Kemeri Ann Murray (28 January 1932 – 2 August 2013) was an Australian lawyer and judge. She was the first woman appointed to the District Court of South Australia and the second female judge in the country. Upon her retirement in 2006, she was the country's longest serving judge.

==Early life and education==
Murray was born in Adelaide. She graduated from the University of Adelaide in Law in 1953 and Arts in 1954, studying piano at the Elder Conservatorium of Music.

==Career==
Murray was admitted as a Barrister and Solicitor in 1955 and became a partner at Giles, Magarey and Lloyd, making her the first married woman partner in a South Australian law firm. She later said, "It was not easy – all sorts of questions were asked, such as when was I going to have children – which would not be asked today. Female practitioners had to prove themselves and I doubt if all were taken seriously."

Murray was appointed as a judge of the District Court in 1973, making her the second female judge in Australia. She was appointed to the Family Court of Australia upon its inception in 1976.

Murray was appointed to the Advisory Council for Inter-Government Relations in 1978. From 1982 until 1985 she chaired the South Australian Sex Discrimination Board. She was alternate chair of the Media Council of Australia for the Alcoholic Beverages Advertising Code Council from 1995 to 1996.

At the time of her retirement in December 2006, Murray was the country's longest serving judicial officer.

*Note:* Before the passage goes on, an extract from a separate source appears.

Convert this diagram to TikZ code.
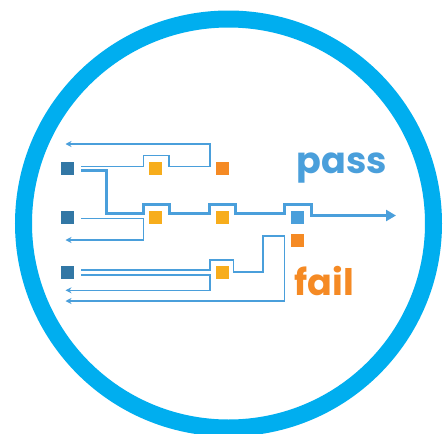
\documentclass[tikz,border=0pt]{standalone}
\usepackage{fontspec}
\newfontfamily\labelfont{Poppins}
\usetikzlibrary{arrows.meta}
\definecolor{ringcyan}{HTML}{00AEEF}
\definecolor{wire}{HTML}{4A9FDB}
\definecolor{inblue}{HTML}{3277A5}
\definecolor{gold}{HTML}{F7AD1C}
\definecolor{rust}{HTML}{F58A24}
\tikzset{
  sq/.style={rectangle, minimum size=13pt, inner sep=0pt, fill=#1},
  thin wire/.style={draw=wire, line width=1.4pt},
  thick wire/.style={draw=wire, line width=3pt},
  back/.style={thin wire, -{Stealth[length=6pt,width=6pt]}},
  word/.style={inner sep=0pt, anchor=base west, font=\labelfont\bfseries\fontsize{36.5}{36.5}\selectfont},
}
\begin{document}
\begin{tikzpicture}[x=1pt,y=-1pt]
\useasboundingbox (0,0) rectangle (445,434);
\fill[white] (0,0) rectangle (445,434);
% outer ring
\draw[ringcyan, line width=17pt] (228.5,223.5) ellipse [x radius=205, y radius=204.5];

% squares
\node[sq=inblue] (s1) at (67.5,168.5) {};
\node[sq=inblue] (s2) at (67.5,217.5) {};
\node[sq=inblue] (s3) at (67.5,272.5) {};
\node[sq=gold] (y1) at (155.5,168.5) {};
\node[sq=rust] (o1) at (222.5,168.5) {};
\node[sq=gold] (y2) at (155.5,217.5) {};
\node[sq=gold] (y3) at (222.5,217.5) {};
\node[sq=wire] (b1) at (297.5,217.5) {};
\node[sq=rust] (o2) at (297.5,240.5) {};
\node[sq=gold] (y4) at (222.5,272.5) {};

% wire ends
\coordinate (a1) at (81,166.3);
\coordinate (a2) at (81,170.3);
\coordinate (a3) at (81,218.7);
\coordinate (a4) at (81,270);
\coordinate (a5) at (81,275);
\coordinate (r1) at (65.5,144);
\coordinate (r2) at (65.5,240);
\coordinate (r3) at (65.5,290.3);
\coordinate (r4) at (65.5,301);
\coordinate (out) at (396,215.5);

% first row: hop over the first test, then back
\draw[back] (a1) -| (143.7,155.3) -| (169,166.3) -| (210,144) -- (r1);

% main pass line
\draw[thick wire, -{Triangle[length=10pt,width=11pt]}]
  (a2) -| (106.7,213.7) -| (143.7,204) -| (169,213.7) -| (209.3,204) -| (235.7,213.7)
  -| (284.3,204) -| (311.7,215.5) -- (out);

% second row
\draw[back] (a3) -| (143.7,240) -- (r2);

% third row
\draw[back] (a4) -| (210,260) -| (233.3,272) -| (263,236) -| (284.3,301) -- (r4);
\draw[back] (a5) -| (210,290.3) -- (r3);

% labels
\node[word, text=wire] (pass) at (296.5,173) {pass};
\node[word, text=rust] (fail) at (294.5,295) {fail};
\end{tikzpicture}
\end{document}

At her retirement ceremony she "delivered a broadside" at the government's recent law reforms, naming her concern in particular for victims of domestic violence.

==Community involvement==
Murray was the first female member of the Rotary Club of Adelaide and the first female President of the Commonwealth Club of Australia (1998–1999). She chaired several commissions of the Anglican Church of Australia, including the Commission on Marriage 1975–1978. In 1995, she was appointed a Dame Commander of the Order of Saint Lazarus.

Murray was a supporter and patron of the arts, including the Adelaide Symphony Orchestra, Art Gallery of South Australia and State Opera of South Australia. The Royal South Australian Society of Arts has a named prize in her honour.

==Awards and honours==
In 1977, Murray was awarded the Queen's Silver Jubilee Medal. In June 2004, she was appointed an Officer in the General Division of the Order of Australia. In 2006, she received an Honorary Doctorate in Law from Flinders University.

==Personal life and death==
Murray married Eric in 1955 and they had a son and a daughter. She died on 2 August 2013 after a long illness.

==Publications==
- Murray, Kemeri (1979). "Family Conflict and the Rights of the Child—Statutory Recognition—Policy and Practice"
- Murray, Honourable Justice (1988). "The Impossible Dream-Family Integrity, Courts, Welfare, and Allegations of Child Sexual Abuse"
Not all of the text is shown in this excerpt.